본 논문은 nonequilibrium thermodynamics로 부터 영감을 받은 latent variable을 이용하는 diffusion probabilistic models로 hight quality의 image synthesis를 얻었다.

Diffusion probabilistic models와 Langevin dynamics의 denoising score matching간의 novel connection에 따라 설계된 weighted variational bound로 부터 가장 좋은 결과를 얻었으며 본 논문의 models는 autoregressive decoding로 볼 수 있는 progressive lossy decompression을 인정한다.

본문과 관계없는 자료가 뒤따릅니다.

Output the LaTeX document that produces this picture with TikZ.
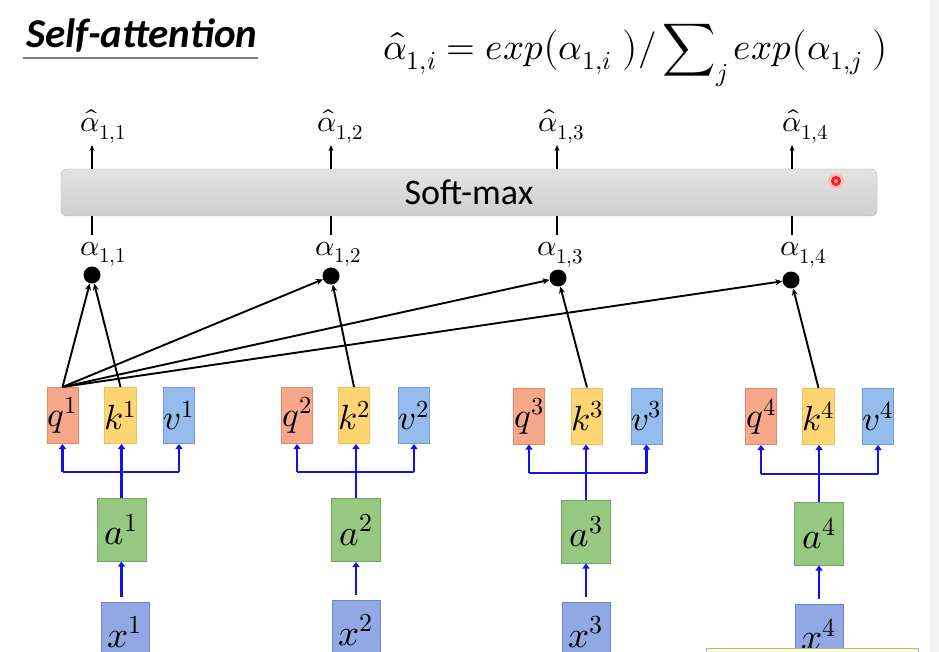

CIFAR10에서 Inception score와 FID로 SOTA를 달성하였으며 LSUN에서 ProgressiveGAN과 동등한 quality를 얻었다.

1. Introduction

GANs, autoregressive models, flows, VAEs는 image와 audio synthesize에서 놀라운 성능을 보여준다. 그리고 GANs에 견줄만한 energy-based modeling과 score matching 방법들의 발전이 있었다.

본 논문은 diffusion probabilitics models의 progress를 제안한다. Diffusion model은 유한한 시간 이후에 data와 일치하는 sample을 생성을 하기 위해 variational inference를 사용하여 parameterized Markov chain을 학습한다.

Diffusion models는 정의하기가 쉽고 효율적인 학습이 가능하나 이 모델이 hight quality의 samples를 생성할 수 있다는 것을 입증할 수 없다. 결과를 봤을 때 이전에 제안이 된 연구들 보다 좋은 결과를 보여줌을 확인할 뿐이다.

또한, multiple noise levels에 대한 denoising score matching은 sampling 중 참조된 Langevin dynamics와 동등함을 보여준다. 이러한 특징이 hight quality의 samples를 얻는데 큰 기여를 했다고 예상을 해볼 수는 있다.

그럼에도 불구하고 본 논문의 model은 다른 likelihood 기반의 model들과 비교했을 때 적절한 log likelihoods를 갖고 있지 않다. 그러나 본 논문에서는 loss compression이라는 언어로 정확한 분석을 제시하고 diffusion models의 sampling 과정이 autoregressive decoding과 유사한 progressive decoding임을 보여준다.

2. Background

Diffusion models는 latent variable models이다. $\text{x}_1,\ \ldots\ ,\ \text{x}_T$ 는 $\text{x}_0\ \sim\ q(\text{x}_0)$ 와 같은 dimensionality를 갖는 latents이다. $p_\theta(\text{x}_{0:T})$ 는 reverse process라고 부르며, $p(\text{x}_T)=\mathcal{N}(\text{x}_T;0,\text{I})$ 에서 시작하는 학습된 Gaussian transitions의 Markov chain이다.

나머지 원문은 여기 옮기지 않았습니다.